_Task objective:_ Without the pictures, output the lines of the material from the very first through the one that holds "const OUTLINE = 2.6;".

● ● ●

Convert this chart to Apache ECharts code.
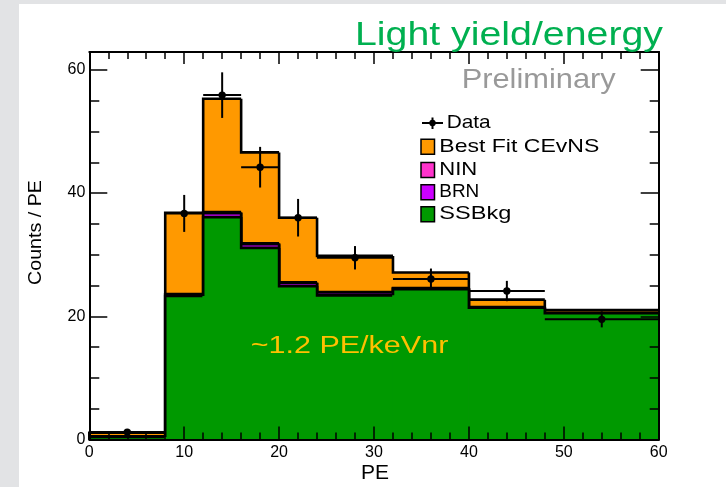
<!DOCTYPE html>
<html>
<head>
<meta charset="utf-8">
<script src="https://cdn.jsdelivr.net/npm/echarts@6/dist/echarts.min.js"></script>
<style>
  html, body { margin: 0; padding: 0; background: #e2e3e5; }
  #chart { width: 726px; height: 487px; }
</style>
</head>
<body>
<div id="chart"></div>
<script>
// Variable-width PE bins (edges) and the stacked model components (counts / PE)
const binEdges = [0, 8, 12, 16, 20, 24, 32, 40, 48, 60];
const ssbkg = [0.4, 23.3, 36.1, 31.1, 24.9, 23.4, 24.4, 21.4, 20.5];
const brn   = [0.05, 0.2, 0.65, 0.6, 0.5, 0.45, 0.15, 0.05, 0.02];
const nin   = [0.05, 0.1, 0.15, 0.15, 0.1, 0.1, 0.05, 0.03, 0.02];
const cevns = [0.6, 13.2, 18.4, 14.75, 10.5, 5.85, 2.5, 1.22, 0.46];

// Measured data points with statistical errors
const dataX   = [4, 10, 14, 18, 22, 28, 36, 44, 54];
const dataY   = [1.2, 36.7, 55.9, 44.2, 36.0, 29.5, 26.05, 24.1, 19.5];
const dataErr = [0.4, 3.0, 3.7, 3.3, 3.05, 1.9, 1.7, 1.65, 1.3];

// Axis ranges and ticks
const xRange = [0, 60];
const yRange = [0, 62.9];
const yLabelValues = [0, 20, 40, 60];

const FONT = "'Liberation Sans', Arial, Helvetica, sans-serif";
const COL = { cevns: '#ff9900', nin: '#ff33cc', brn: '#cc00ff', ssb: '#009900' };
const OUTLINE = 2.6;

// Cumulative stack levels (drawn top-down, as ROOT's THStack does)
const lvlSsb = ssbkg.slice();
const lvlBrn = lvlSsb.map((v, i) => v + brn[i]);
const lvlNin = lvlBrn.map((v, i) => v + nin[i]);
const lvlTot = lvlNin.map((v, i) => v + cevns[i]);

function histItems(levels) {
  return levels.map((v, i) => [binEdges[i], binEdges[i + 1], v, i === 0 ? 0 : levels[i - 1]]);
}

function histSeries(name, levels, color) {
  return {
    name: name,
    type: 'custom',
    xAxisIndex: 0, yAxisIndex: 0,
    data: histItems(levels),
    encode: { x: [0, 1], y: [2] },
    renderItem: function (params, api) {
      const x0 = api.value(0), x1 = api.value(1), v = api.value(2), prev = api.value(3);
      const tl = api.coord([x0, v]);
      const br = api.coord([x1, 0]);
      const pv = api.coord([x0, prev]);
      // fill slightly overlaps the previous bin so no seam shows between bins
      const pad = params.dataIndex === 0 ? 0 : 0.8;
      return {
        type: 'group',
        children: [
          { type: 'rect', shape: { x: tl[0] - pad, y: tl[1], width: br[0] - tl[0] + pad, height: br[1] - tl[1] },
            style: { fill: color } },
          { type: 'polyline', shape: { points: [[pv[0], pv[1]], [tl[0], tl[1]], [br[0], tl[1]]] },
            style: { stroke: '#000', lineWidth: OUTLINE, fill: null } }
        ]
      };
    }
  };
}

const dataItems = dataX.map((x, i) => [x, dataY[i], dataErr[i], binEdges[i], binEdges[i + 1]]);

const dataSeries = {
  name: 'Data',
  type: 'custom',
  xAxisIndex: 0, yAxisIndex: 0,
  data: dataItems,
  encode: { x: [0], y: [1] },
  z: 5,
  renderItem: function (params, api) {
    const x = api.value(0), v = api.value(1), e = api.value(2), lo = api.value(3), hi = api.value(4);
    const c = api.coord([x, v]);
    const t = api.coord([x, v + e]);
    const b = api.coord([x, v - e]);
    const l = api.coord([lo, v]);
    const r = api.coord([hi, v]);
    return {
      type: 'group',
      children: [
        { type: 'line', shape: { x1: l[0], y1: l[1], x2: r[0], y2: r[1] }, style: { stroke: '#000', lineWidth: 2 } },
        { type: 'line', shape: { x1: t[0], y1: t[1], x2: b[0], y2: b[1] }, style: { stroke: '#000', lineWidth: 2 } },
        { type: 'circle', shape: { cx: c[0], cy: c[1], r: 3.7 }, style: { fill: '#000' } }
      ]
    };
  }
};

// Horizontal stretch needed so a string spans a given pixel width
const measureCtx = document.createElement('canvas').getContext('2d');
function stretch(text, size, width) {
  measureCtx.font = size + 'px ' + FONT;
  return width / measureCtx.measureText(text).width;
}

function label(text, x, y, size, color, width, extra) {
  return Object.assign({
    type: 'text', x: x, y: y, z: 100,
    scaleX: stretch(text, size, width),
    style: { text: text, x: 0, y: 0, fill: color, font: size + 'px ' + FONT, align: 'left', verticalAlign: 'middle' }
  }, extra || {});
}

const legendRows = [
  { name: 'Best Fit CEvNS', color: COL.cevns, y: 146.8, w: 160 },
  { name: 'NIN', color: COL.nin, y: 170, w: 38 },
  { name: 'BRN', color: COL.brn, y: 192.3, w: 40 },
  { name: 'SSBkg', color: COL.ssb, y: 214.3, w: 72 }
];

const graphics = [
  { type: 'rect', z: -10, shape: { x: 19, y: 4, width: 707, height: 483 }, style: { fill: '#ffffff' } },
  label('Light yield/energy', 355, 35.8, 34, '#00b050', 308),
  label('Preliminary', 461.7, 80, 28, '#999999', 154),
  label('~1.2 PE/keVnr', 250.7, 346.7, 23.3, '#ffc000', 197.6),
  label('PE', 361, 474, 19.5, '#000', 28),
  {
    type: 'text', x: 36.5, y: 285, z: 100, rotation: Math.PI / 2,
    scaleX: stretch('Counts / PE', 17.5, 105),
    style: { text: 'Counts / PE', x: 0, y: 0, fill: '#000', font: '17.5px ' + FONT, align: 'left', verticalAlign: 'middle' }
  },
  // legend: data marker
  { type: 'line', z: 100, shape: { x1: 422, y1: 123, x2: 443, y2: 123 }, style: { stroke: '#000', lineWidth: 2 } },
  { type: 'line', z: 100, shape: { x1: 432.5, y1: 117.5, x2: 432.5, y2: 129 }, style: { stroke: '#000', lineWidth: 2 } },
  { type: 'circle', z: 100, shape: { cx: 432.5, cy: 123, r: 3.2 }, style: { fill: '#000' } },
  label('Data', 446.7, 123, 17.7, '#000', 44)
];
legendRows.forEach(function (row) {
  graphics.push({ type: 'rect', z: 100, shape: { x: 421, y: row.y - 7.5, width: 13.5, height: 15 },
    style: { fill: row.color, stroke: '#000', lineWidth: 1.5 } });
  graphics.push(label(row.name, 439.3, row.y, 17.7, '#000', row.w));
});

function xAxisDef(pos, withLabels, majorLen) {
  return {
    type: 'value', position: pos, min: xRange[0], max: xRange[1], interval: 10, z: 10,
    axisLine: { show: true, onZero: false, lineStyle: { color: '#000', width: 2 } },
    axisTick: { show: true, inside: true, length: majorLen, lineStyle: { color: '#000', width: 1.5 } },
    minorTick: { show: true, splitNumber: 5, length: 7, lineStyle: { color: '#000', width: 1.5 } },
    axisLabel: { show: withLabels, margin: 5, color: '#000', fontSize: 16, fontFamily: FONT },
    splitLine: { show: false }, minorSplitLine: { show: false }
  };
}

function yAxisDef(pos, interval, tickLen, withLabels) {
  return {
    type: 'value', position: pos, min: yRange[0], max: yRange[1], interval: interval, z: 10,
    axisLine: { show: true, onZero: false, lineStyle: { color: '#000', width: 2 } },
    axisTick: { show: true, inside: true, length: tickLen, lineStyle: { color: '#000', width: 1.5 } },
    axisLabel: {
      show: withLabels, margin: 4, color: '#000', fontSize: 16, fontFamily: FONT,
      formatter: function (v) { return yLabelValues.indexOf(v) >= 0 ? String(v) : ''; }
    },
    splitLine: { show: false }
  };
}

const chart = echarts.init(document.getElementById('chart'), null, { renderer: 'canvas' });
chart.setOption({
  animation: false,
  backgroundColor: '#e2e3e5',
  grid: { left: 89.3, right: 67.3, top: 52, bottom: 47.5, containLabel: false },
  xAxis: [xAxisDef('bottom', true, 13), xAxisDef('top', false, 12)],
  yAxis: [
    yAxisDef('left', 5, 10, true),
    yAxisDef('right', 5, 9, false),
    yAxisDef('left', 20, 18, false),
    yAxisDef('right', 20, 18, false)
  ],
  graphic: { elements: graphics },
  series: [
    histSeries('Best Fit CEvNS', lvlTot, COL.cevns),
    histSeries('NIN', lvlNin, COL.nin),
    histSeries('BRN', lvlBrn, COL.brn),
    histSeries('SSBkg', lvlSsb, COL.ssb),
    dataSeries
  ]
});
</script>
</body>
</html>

● ● ●

_Response for this exercise:_
Convert this chart to Apache ECharts code.
<!DOCTYPE html>
<html>
<head>
<meta charset="utf-8">
<script src="https://cdn.jsdelivr.net/npm/echarts@6/dist/echarts.min.js"></script>
<style>
  html, body { margin: 0; padding: 0; background: #e2e3e5; }
  #chart { width: 726px; height: 487px; }
</style>
</head>
<body>
<div id="chart"></div>
<script>
// Variable-width PE bins (edges) and the stacked model components (counts / PE)
const binEdges = [0, 8, 12, 16, 20, 24, 32, 40, 48, 60];
const ssbkg = [0.4, 23.3, 36.1, 31.1, 24.9, 23.4, 24.4, 21.4, 20.5];
const brn   = [0.05, 0.2, 0.65, 0.6, 0.5, 0.45, 0.15, 0.05, 0.02];
const nin   = [0.05, 0.1, 0.15, 0.15, 0.1, 0.1, 0.05, 0.03, 0.02];
const cevns = [0.6, 13.2, 18.4, 14.75, 10.5, 5.85, 2.5, 1.22, 0.46];

// Measured data points with statistical errors
const dataX   = [4, 10, 14, 18, 22, 28, 36, 44, 54];
const dataY   = [1.2, 36.7, 55.9, 44.2, 36.0, 29.5, 26.05, 24.1, 19.5];
const dataErr = [0.4, 3.0, 3.7, 3.3, 3.05, 1.9, 1.7, 1.65, 1.3];

// Axis ranges and ticks
const xRange = [0, 60];
const yRange = [0, 62.9];
const yLabelValues = [0, 20, 40, 60];

const FONT = "'Liberation Sans', Arial, Helvetica, sans-serif";
const COL = { cevns: '#ff9900', nin: '#ff33cc', brn: '#cc00ff', ssb: '#009900' };
const OUTLINE = 2.6;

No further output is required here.